The Unexpected Items are six well-spoken twenty-somethings offering a fine line in quintessentially British sketch comedy. Mostly alumni of the Oxford Revue and decked out in uniforms of cashmere and rugby shirts, their style is packed with consciously clever material and last-gasp reveals. But as it turns out, it’s this knack for building in twists that provides a much-needed saving grace when sketches commit too often and too readily to underdeveloped gags.
The group first attracted attention with their hugely popular viral video ‘Gap Yah’, a well-observed sendup of callous rich kids partying and patronising their way through Third World aid projects. With today’s audience presumably boosted by the resulting fan-base, Matt Lacey’s first plummy vowels are greeted with anticipatory laughter. Though it’s by no means their only trick, nothing—bar an irresistibly daft choreographed finale—lives up to this greatest hit.

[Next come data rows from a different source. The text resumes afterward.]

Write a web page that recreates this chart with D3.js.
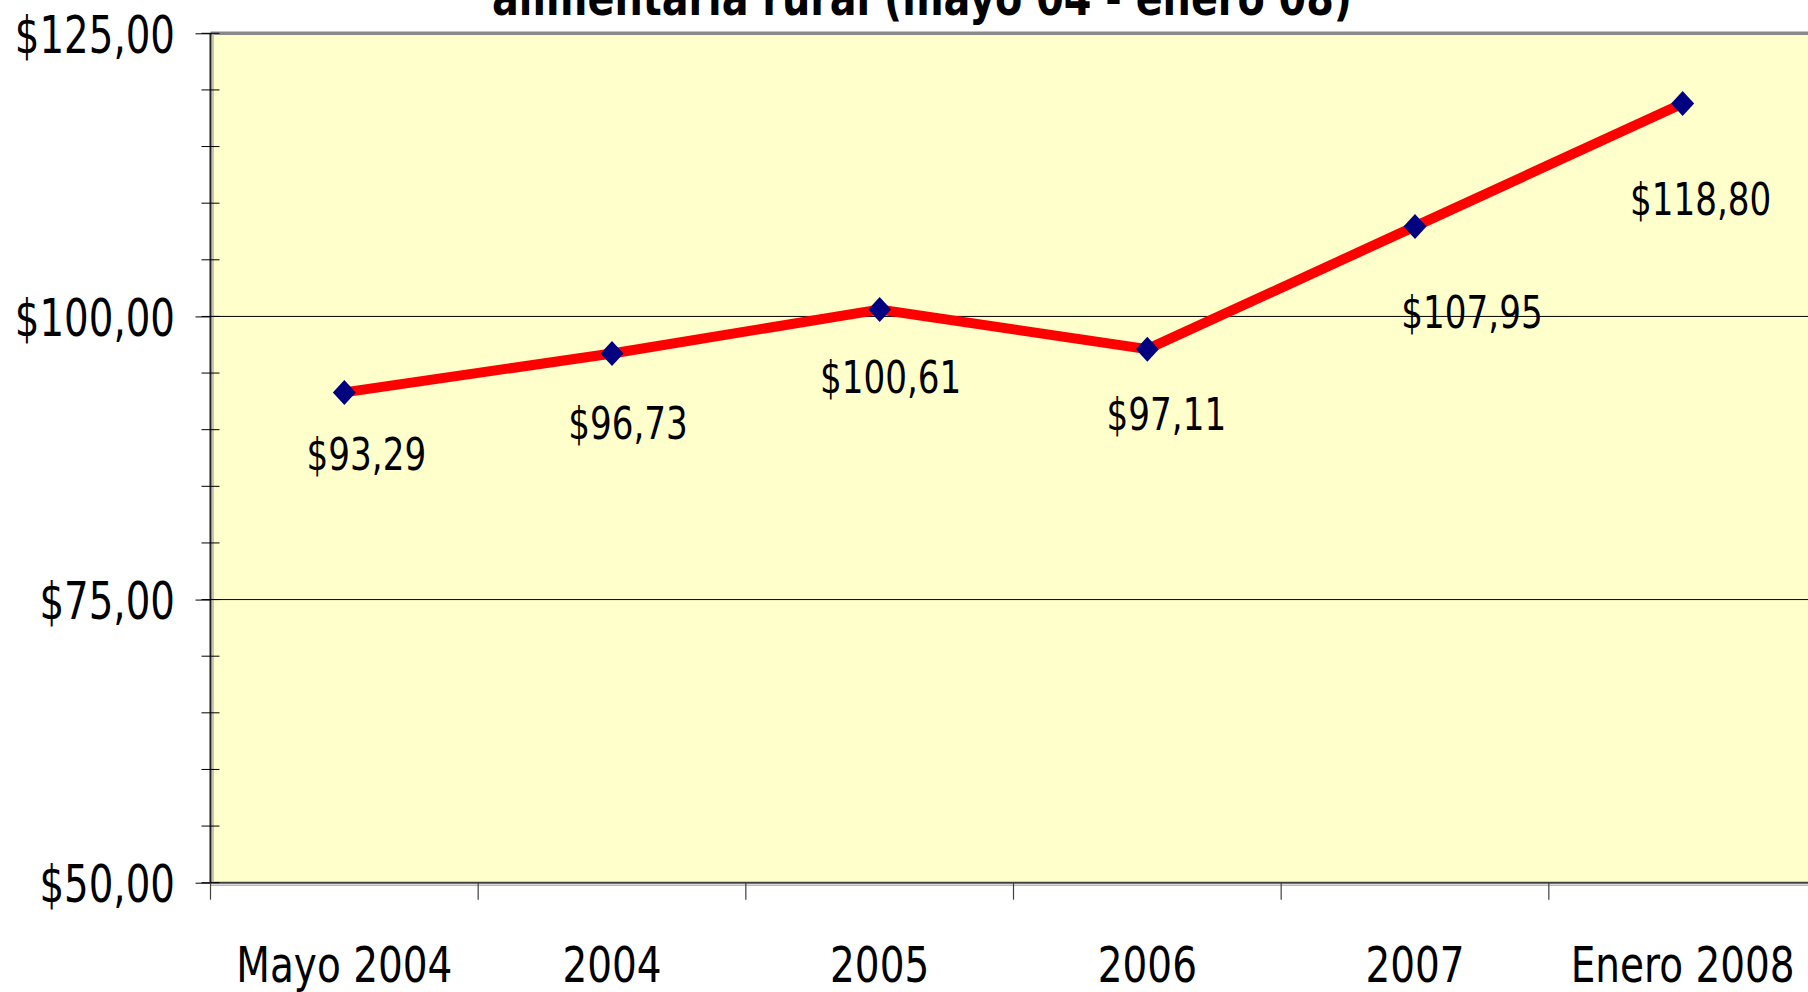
<!DOCTYPE html>
<html>
<head>
<meta charset="utf-8">
<script src="https://cdn.jsdelivr.net/npm/d3@7"></script>
<style>
  html, body { margin: 0; padding: 0; background: #ffffff; }
  svg { display: block; }
  text { font-family: "DejaVu Sans", Verdana, sans-serif; fill: #000; }
</style>
</head>
<body>
<div id="chart"></div>
<script>
// chart data
var categories = ["Mayo 2004", "2004", "2005", "2006", "2007", "Enero 2008"];
var values = [93.29, 96.73, 100.61, 97.11, 107.95, 118.80];
var yTicks = [50, 75, 100, 125];
var yMinorTicks = d3.range(50, 126, 5);
var gridValues = [75, 100];
var titleText = "alimentaria rural (mayo 04 - enero 08)";
// label offsets from each point (label centre / baseline)
var labelOffsets = [[22, 78], [16, 86], [11, 83], [19, 81], [57, 102], [18, 111]];

var W = 1808, H = 992;
var plot = {left: 210.5, right: 1816.5, top: 33.3, bottom: 882.7};
var sx = 0.76; // horizontal squeeze of the text

var fmt = function(v) { return "$" + v.toFixed(2).replace(".", ","); };

var svg = d3.select("#chart")
    .append("svg")
    .attr("width", W)
    .attr("height", H);

var x = d3.scaleBand()
    .domain(categories)
    .range([plot.left, plot.right]);

var y = d3.scaleLinear()
    .domain([50, 125])
    .range([plot.bottom, plot.top]);

// plot background
svg.append("rect")
    .attr("x", plot.left)
    .attr("y", plot.top)
    .attr("width", plot.right - plot.left)
    .attr("height", plot.bottom - plot.top)
    .attr("fill", "#ffffcc");

// grid lines
svg.selectAll(".grid")
    .data(gridValues)
    .enter().append("line")
    .attr("class", "grid")
    .attr("x1", plot.left)
    .attr("x2", plot.right)
    .attr("y1", function(d) { return y(d); })
    .attr("y2", function(d) { return y(d); })
    .attr("stroke", "#000")
    .attr("stroke-width", 1);

// top border
svg.append("line")
    .attr("x1", plot.left).attr("x2", plot.right)
    .attr("y1", plot.top).attr("y2", plot.top)
    .attr("stroke", "#8a8a8a")
    .attr("stroke-width", 3.5);

// bottom axis line with shadow
svg.append("line")
    .attr("x1", plot.left).attr("x2", plot.right)
    .attr("y1", plot.bottom + 2.5).attr("y2", plot.bottom + 2.5)
    .attr("stroke", "#b8b8b8")
    .attr("stroke-width", 1.5);
svg.append("line")
    .attr("x1", plot.left).attr("x2", plot.right)
    .attr("y1", plot.bottom).attr("y2", plot.bottom)
    .attr("stroke", "#404040")
    .attr("stroke-width", 2);

// left axis line with shadow
svg.append("line")
    .attr("x1", plot.left + 2.5).attr("x2", plot.left + 2.5)
    .attr("y1", plot.top).attr("y2", plot.bottom)
    .attr("stroke", "#b0b0b0")
    .attr("stroke-width", 1.5);
svg.append("line")
    .attr("x1", plot.left).attr("x2", plot.left)
    .attr("y1", plot.top).attr("y2", plot.bottom)
    .attr("stroke", "#202020")
    .attr("stroke-width", 2);

// minor y ticks (crossing the axis)
svg.selectAll(".ytick-minor")
    .data(yMinorTicks)
    .enter().append("line")
    .attr("class", "ytick-minor")
    .attr("x1", plot.left - 9)
    .attr("x2", plot.left + 9)
    .attr("y1", function(d) { return y(d); })
    .attr("y2", function(d) { return y(d); })
    .attr("stroke", "#000")
    .attr("stroke-width", 1);

// major y ticks and labels
var yAxis = d3.axisLeft(y)
    .tickValues(yTicks)
    .tickSize(15)
    .tickFormat(fmt);

var yg = svg.append("g")
    .attr("class", "y axis")
    .attr("transform", "translate(" + plot.left + ",0)")
    .call(yAxis);
yg.select(".domain").remove();
yg.selectAll(".tick line").attr("stroke", "#000").attr("x2", -15);
yg.selectAll(".tick text")
    .attr("font-size", 51)
    .attr("font-family", "DejaVu Sans")
    .attr("fill", "#000")
    .attr("text-anchor", "end")
    .attr("x", -35.5 / sx)
    .attr("dy", 19)
    .attr("transform", "scale(" + sx + ",1)");

// x ticks at category boundaries
svg.selectAll(".xtick")
    .data(categories)
    .enter().append("line")
    .attr("class", "xtick")
    .attr("x1", function(d) { return x(d); })
    .attr("x2", function(d) { return x(d); })
    .attr("y1", plot.bottom)
    .attr("y2", plot.bottom + 17)
    .attr("stroke", "#404040")
    .attr("stroke-width", 1.2);

// x labels
var xAxis = d3.axisBottom(x).tickSize(0);
var xg = svg.append("g")
    .attr("class", "x axis")
    .attr("transform", "translate(0," + plot.bottom + ")")
    .call(xAxis);
xg.select(".domain").remove();
xg.selectAll(".tick text")
    .attr("font-size", 50)
    .attr("font-family", "DejaVu Sans")
    .attr("fill", "#000")
    .attr("y", 99)
    .attr("dy", 0)
    .attr("transform", "scale(" + (sx + 0.02) + ",1)");

// the data line
var line = d3.line()
    .x(function(d, i) { return x(categories[i]) + x.bandwidth() / 2; })
    .y(function(d) { return y(d); });

svg.append("path")
    .datum(values)
    .attr("d", line)
    .attr("fill", "none")
    .attr("stroke", "#ff0000")
    .attr("stroke-width", 10)
    .attr("stroke-linejoin", "miter");

// diamond markers
var diamond = function(cx, cy) {
  var p = d3.path();
  p.moveTo(cx, cy - 12.5);
  p.lineTo(cx + 11.5, cy);
  p.lineTo(cx, cy + 12.5);
  p.lineTo(cx - 11.5, cy);
  p.closePath();
  return p.toString();
};

svg.selectAll(".marker")
    .data(values)
    .enter().append("path")
    .attr("class", "marker")
    .attr("d", function(d, i) {
      return diamond(x(categories[i]) + x.bandwidth() / 2, y(d));
    })
    .attr("fill", "#000080");

// data labels
svg.selectAll(".dlabel")
    .data(values)
    .enter().append("text")
    .attr("class", "dlabel")
    .attr("transform", function(d, i) {
      var px = x(categories[i]) + x.bandwidth() / 2 + labelOffsets[i][0];
      var py = y(d) + labelOffsets[i][1];
      return "translate(" + px + "," + py + ") scale(" + sx + ",1)";
    })
    .attr("text-anchor", "middle")
    .attr("font-size", 45)
    .text(function(d) { return fmt(d); });

// title (only its lower line is inside the picture)
svg.append("text")
    .attr("x", 922)
    .attr("y", 15)
    .attr("text-anchor", "middle")
    .attr("font-size", 50)
    .attr("font-weight", "bold")
    .attr("textLength", 860)
    .attr("lengthAdjust", "spacingAndGlyphs")
    .text(titleText);
</script>
</body>
</html>
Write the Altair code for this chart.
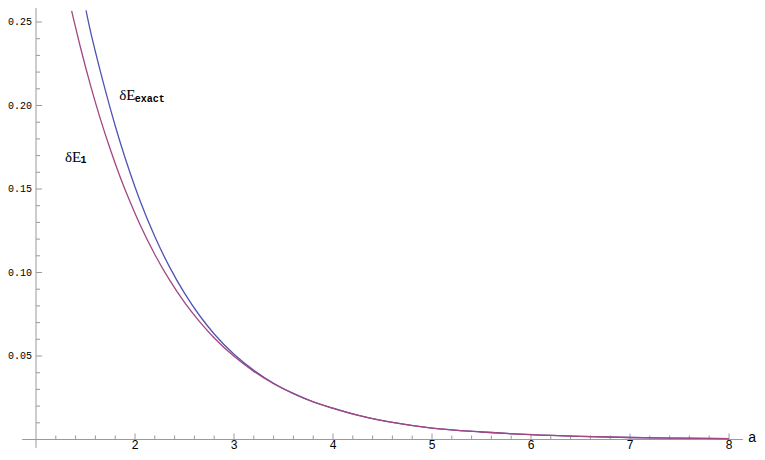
import altair as alt
import pandas as pd

# ---- data ----
a_e1 = [1.36, 1.45, 1.55, 1.65, 1.75, 1.85, 1.95, 2.05, 2.2, 2.35, 2.5, 2.65, 2.8, 3.0,
        3.2, 3.4, 3.6, 3.8, 4.0, 4.3, 4.6, 5.0, 5.5, 6.0, 6.5, 7.0, 7.5, 8.0]
v_e1 = [0.2567, 0.2346, 0.2122, 0.1920, 0.1738, 0.1572, 0.1423, 0.1287, 0.1108, 0.0954,
        0.0821, 0.0707, 0.0608, 0.0498, 0.0408, 0.0334, 0.0274, 0.0225, 0.0187, 0.0138,
        0.0102, 0.0068, 0.0045, 0.0029, 0.0019, 0.0012, 0.0008, 0.0005]

a_ex = [1.505, 1.55, 1.6, 1.65, 1.7, 1.75, 1.8, 1.85, 1.95, 2.05, 2.2, 2.35, 2.5, 2.65,
        2.8, 3.0, 3.2, 3.4, 3.6, 3.8, 4.0, 4.3, 4.6, 5.0, 5.5, 6.0, 6.5, 7.0, 7.5, 8.0]
v_ex = [0.257, 0.2445, 0.2322, 0.2204, 0.2092, 0.1983, 0.1879, 0.1780, 0.1597, 0.1431,
        0.1215, 0.1032, 0.0876, 0.0744, 0.0632, 0.0511, 0.0415, 0.0337, 0.0276, 0.0226,
        0.0188, 0.0138, 0.0102, 0.0068, 0.0045, 0.0029, 0.0019, 0.0012, 0.0008, 0.0005]

x_major = [2, 3, 4, 5, 6, 7, 8]
x_labels = ["2", "3", "4", "5", "6", "7", "8"]
y_major = [0.05, 0.10, 0.15, 0.20, 0.25]
y_labels = ["0.05", "0.10", "0.15", "0.20", "0.25"]
x_minor = [round(1 + 0.2 * i, 2) for i in range(1, 36) if i % 5 != 0]
y_minor = [round(0.01 * i, 2) for i in range(1, 27) if i % 5 != 0]

series_colors = ["#5252b4", "#a4467f"]
axis_color = "#9a9a9a"

# ---- layout (view origin is page pixel (8, 8)) ----
W, H = 749, 444
PX_A, X0 = 99.0, 28.0        # px per unit of a, view x of a=1
PX_V, Y0 = 1670.0, 431.5     # px per unit of value, view y of v=0
xs = alt.Scale(domain=[1 - X0 / PX_A, 1 + (W - X0) / PX_A], nice=False, zero=False)
ys = alt.Scale(domain=[-(H - Y0) / PX_V, Y0 / PX_V], nice=False, zero=False)
MAJ, MIN = 6.0, 4.0

df_ex = pd.DataFrame({"a": a_ex, "v": v_ex})
df_e1 = pd.DataFrame({"a": a_e1, "v": v_e1})

def curve(df, color):
    return alt.Chart(df).mark_line(color=color, strokeWidth=1.3, interpolate="monotone").encode(
        x=alt.X("a:Q", scale=xs, axis=None), y=alt.Y("v:Q", scale=ys, axis=None))

xaxis = alt.Chart(pd.DataFrame({"x": [0.86], "x2": [8.14], "y": [0.0]})).mark_rule(
    color=axis_color, strokeWidth=1).encode(x=alt.X("x:Q", scale=xs, axis=None), x2="x2:Q",
                                              y=alt.Y("y:Q", scale=ys, axis=None))
yaxis = alt.Chart(pd.DataFrame({"x": [1.0], "y": [-0.005], "y2": [0.2605]})).mark_rule(
    color=axis_color, strokeWidth=1).encode(x=alt.X("x:Q", scale=xs, axis=None),
                                              y=alt.Y("y:Q", scale=ys, axis=None), y2="y2:Q")

def xticks(vals, length):
    df = pd.DataFrame({"x": vals, "y": [0.0] * len(vals), "y2": [length / PX_V] * len(vals)})
    return alt.Chart(df).mark_rule(color=axis_color, strokeWidth=1).encode(
        x=alt.X("x:Q", scale=xs, axis=None), y=alt.Y("y:Q", scale=ys, axis=None), y2="y2:Q")

def yticks(vals, length):
    df = pd.DataFrame({"y": vals, "x": [1.0] * len(vals), "x2": [1 + length / PX_A] * len(vals)})
    return alt.Chart(df).mark_rule(color=axis_color, strokeWidth=1).encode(
        x=alt.X("x:Q", scale=xs, axis=None), x2="x2:Q", y=alt.Y("y:Q", scale=ys, axis=None))

xlab = alt.Chart(pd.DataFrame({"x": x_major, "t": x_labels})).mark_text(
    font="Liberation Mono", fontSize=12, color="#000000", baseline="bottom", align="center").encode(
    x=alt.X("x:Q", scale=xs, axis=None), y=alt.value(H - 0.5), text="t:N")
ylab = alt.Chart(pd.DataFrame({"y": y_major, "t": y_labels})).mark_text(
    font="Liberation Mono", fontSize=10, color="#000000", baseline="middle", align="right").encode(
    y=alt.Y("y:Q", scale=ys, axis=None), x=alt.value(24), text="t:N")

alabel = alt.Chart(pd.DataFrame({"t": ["a"]})).mark_text(
    font="Liberation Sans", fontSize=14, color="#000000", baseline="middle", align="right").encode(
    x=alt.value(W - 1), y=alt.value(Y0 - 1.5), text="t:N")

lab_main = alt.Chart(pd.DataFrame({"x": [1.841, 1.293], "y": [0.2030, 0.1663], "t": ["δE", "δE"]})).mark_text(
    font="Liberation Serif", fontSize=15, color="#000000", baseline="alphabetic", align="left").encode(
    x=alt.X("x:Q", scale=xs, axis=None), y=alt.Y("y:Q", scale=ys, axis=None), text="t:N")
lab_sub = alt.Chart(pd.DataFrame({"x": [1.997, 1.449], "y": [0.2021, 0.1653], "t": ["exact", "1"]})).mark_text(
    font="Liberation Mono", fontSize=10, fontWeight="bold", color="#000000", baseline="alphabetic",
    align="left").encode(
    x=alt.X("x:Q", scale=xs, axis=None), y=alt.Y("y:Q", scale=ys, axis=None), text="t:N")

chart = alt.layer(
    xaxis, yaxis, xticks(x_major, MAJ), xticks(x_minor, MIN), yticks(y_major, MAJ), yticks(y_minor, MIN),
    curve(df_ex, series_colors[0]), curve(df_e1, series_colors[1]),
    xlab, ylab, alabel, lab_main, lab_sub,
).properties(
    width=W, height=H, padding=0, autosize=alt.AutoSizeParams(type="none"), background="white"
).configure_view(stroke=None)

chart.save("out.html", embed_options={"renderer": "svg", "actions": False})
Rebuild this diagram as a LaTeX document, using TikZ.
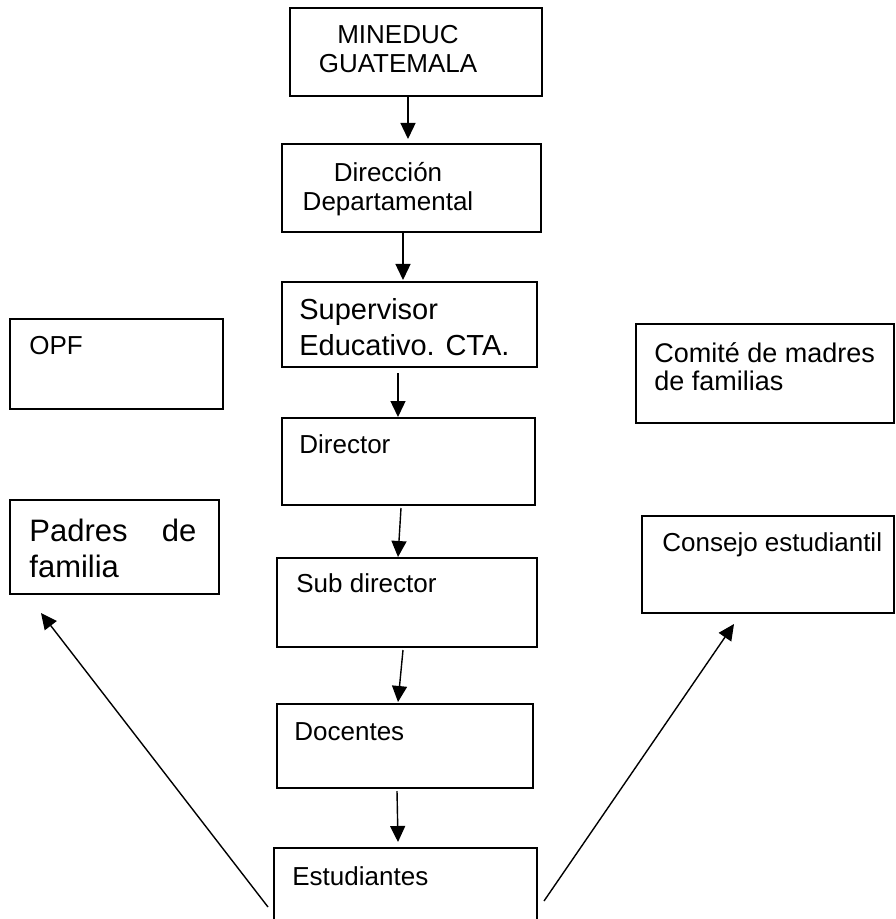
\documentclass[tikz,border=0pt]{standalone}
\usepackage{fontspec}
\setmainfont{Liberation Sans}
\usetikzlibrary{fit}
\usetikzlibrary{calc}
\usetikzlibrary{arrows.meta}
\tikzset{>={Triangle[length=8pt,width=7.5pt]}}
\tikzset{
  caja/.style={draw, line width=1pt, inner sep=0pt},
  txt/.style={inner sep=0pt, align=left, font=\fontsize{13}{14.5}\selectfont},
  txtbig/.style={txt, font=\fontsize{14.5}{18}\selectfont},
  flecha/.style={->, line width=0.7pt},
}

\begin{document}
\begin{tikzpicture}[x=0.5pt,y=-0.5pt]
  \useasboundingbox (0,0) rectangle (895,919);
  \node[caja, fit={(290,8) (542,96)}] (mineduc) {};
  \node[caja, fit={(282,144) (541,232)}] (direccion) {};
  \node[caja, fit={(282,282) (537,367)}] (supervisor) {};
  \node[caja, fit={(282,418) (535,505)}] (director) {};
  \node[caja, fit={(277,558) (537,647)}] (subdir) {};
  \node[caja, fit={(277,704) (533,788)}] (docentes) {};
  \node[caja, fit={(274,848) (537,935)}] (estudiantes) {};
  \node[caja, fit={(10,319) (223,409)}] (opf) {};
  \node[caja, fit={(10,500) (219,594)}] (padres) {};
  \node[caja, fit={(636,324) (894,423)}] (comite) {};
  \node[caja, fit={(642,516) (894,613)}] (consejo) {};
  \node[txt, align=center, anchor=north] (mineduc-t) at ($(mineduc.north west)+(109,18)$) {MINEDUC\\GUATEMALA};
  \node[txt, align=center, anchor=north] (direccion-t) at ($(direccion.north west)+(107,19)$) {Dirección\\Departamental};
  \node[txtbig, anchor=north west] (supervisor-t) at ($(supervisor.north west)+(18,17)$) {Supervisor\\Educativo. CTA.};
  \node[txt, anchor=base west] (director-t) at ($(director.north west)+(18,36)$) {Director};
  \node[txt, anchor=base west] (subdir-t) at ($(subdir.north west)+(20,35)$) {Sub director};
  \node[txt, anchor=base west] (docentes-t) at ($(docentes.north west)+(18,37)$) {Docentes};
  \node[txt, anchor=base west] (estudiantes-t) at ($(estudiantes.north west)+(19,38)$) {Estudiantes};
  \node[txt, anchor=base west] (opf-t) at ($(opf.north west)+(20,36)$) {OPF};
  \node[txt, anchor=north west, text width=83.5pt, font=\fontsize{15.5}{18}\selectfont] (padres-t) at ($(padres.north west)+(20,20)$) {Padres\hfill de\\familia};
  \node[txt, anchor=north west, font=\fontsize{13.5}{14}\selectfont] (comite-t) at ($(comite.north west)+(19,19)$) {Comité de madres\\de familias};
  \node[txt, anchor=base west] (consejo-t) at ($(consejo.north west)+(21,36)$) {Consejo estudiantil};
  \draw[flecha] ($(mineduc.south)+(-8,0)$) -- ($(direccion.north)+(-3.5,-4)$);
  \draw[flecha] ($(direccion.south)+(-8.5,0)$) -- ($(supervisor.north)+(-6.5,-1)$);
  \draw[flecha] ($(supervisor.south)+(-11.5,5)$) -- ($(director.north)+(-10.5,0)$);
  \draw[flecha] ($(director.south)+(-7.5,2)$) -- ($(subdir.north)+(-9,0)$);
  \draw[flecha] ($(subdir.south)+(-4,2)$) -- ($(docentes.north)+(-7,-1)$);
  \draw[flecha] ($(docentes.south)+(-8,2)$) -- ($(estudiantes.north)+(-7.5,-5)$);
  \draw[flecha] ($(estudiantes.north west)+(-5,60)$) -- ($(padres.south west)+(32,18)$);
  \draw[flecha] ($(estudiantes.north east)+(6,54)$) -- ($(consejo.south west)+(93,10)$);
\end{tikzpicture}
\end{document}
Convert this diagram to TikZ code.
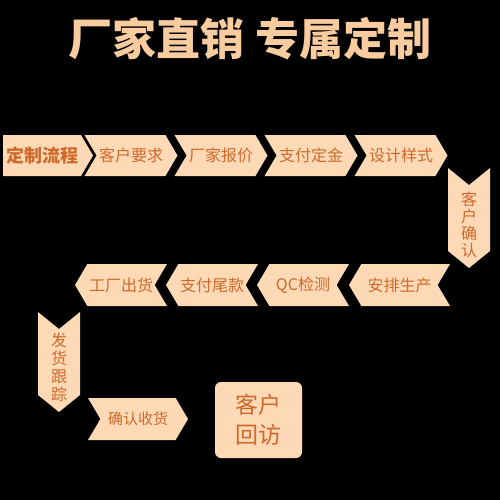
\documentclass[tikz,border=0pt]{standalone}
\usepackage{fontspec}
\usetikzlibrary{shapes.symbols}
\newfontfamily\cjk{Noto Sans CJK SC}
\definecolor{peach}{RGB}{253,217,181}
\definecolor{rust}{RGB}{206,106,44}
\definecolor{titlecol}{RGB}{248,204,158}

\begin{document}
\begin{tikzpicture}[
    x=1pt, y=-1pt,
    every node/.style={
        font=\cjk\fontsize{16}{17}\selectfont,
        text=rust,
        inner sep=0pt
    },
    chev/.style={shape=signal, fill=peach, minimum height=41pt, signal pointer angle=119},
    rchev/.style={chev, signal to=east, signal from=west, minimum width=93pt},
    lchev/.style={chev, signal to=west, signal from=east, minimum height=42pt, minimum width=92pt},
    dchev/.style={shape=signal, fill=peach, signal to=south, signal from=north,
        minimum width=42pt, minimum height=66pt, signal pointer angle=102},
    vtext/.style={align=center}
]

\fill[black] (0,0) rectangle (500,500);

\node[font=\cjk\bfseries\fontsize{44}{50}\selectfont, text=titlecol] (title) at (250,39) {厂家直销 专属定制};

% first row, to the right
\node[rchev, signal from=nowhere, minimum width=90pt, font=\cjk\bfseries\fontsize{18}{20}\selectfont] (start) at (42,155.5) {定制流程};
\node[rchev] (request) at (131,155.5) {客户要求};
\node[rchev] (quote) at (221,155.5) {厂家报价};
\node[rchev] (deposit) at (311,155.5) {支付定金};
\node[rchev] (design) at (401,155.5) {设计样式};

% down on the right
\node[dchev] (confirm) at (469,218) {};
\node[vtext] (confirmtext) at (469,225) {客\\户\\确\\认};

% second row, to the left
\node[lchev, minimum width=101pt] (produce) at (399.5,285) {安排生产};
\node[lchev] (qc) at (303,285) {QC检测};
\node[lchev] (balance) at (212,285) {支付尾款};
\node[lchev] (ship) at (121,285) {工厂出货};

% down on the left
\node[dchev] (track) at (59,362) {};
\node[vtext, font=\cjk\fontsize{16}{18}\selectfont] (tracktext) at (59,367) {发\\货\\跟\\踪};

% last row
\node[rchev, minimum width=100pt, minimum height=42pt, font=\cjk\fontsize{15}{17}\selectfont] (receive) at (138,419) {确认收货};
\node[draw=none, fill=peach, rounded corners=6pt, minimum width=87pt, minimum height=76pt,
    align=center, font=\cjk\fontsize{23}{30}\selectfont] (visit) at (258.5,420) {客户\\回访};

\end{tikzpicture}
\end{document}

Much of the show emerges from this same world of eccentric and generally objectionable middle-class caricatures, and so we’re faced with butch female hockey coaches, well-to-do parents spouting pretentious French loan words and even a fleeting reference to yuppie recruiters Deloitte. When a riff recasting Carol Ann Duffy as Britney Spears outstays its welcome, you’re left guessing whether this is deliberately esoteric or simply an odd choice of subject matter.
Each of the six displays a studied theatricality, an ironic disconnection and a middle-distance gaze that gives the performance a polished, distinctly varsity feel – but with this comes just a hint of insincerity. This is a confident but often misjudged Fringe debut from a troupe deservedly boasting millions of hits on YouTube – but only a handful on stage.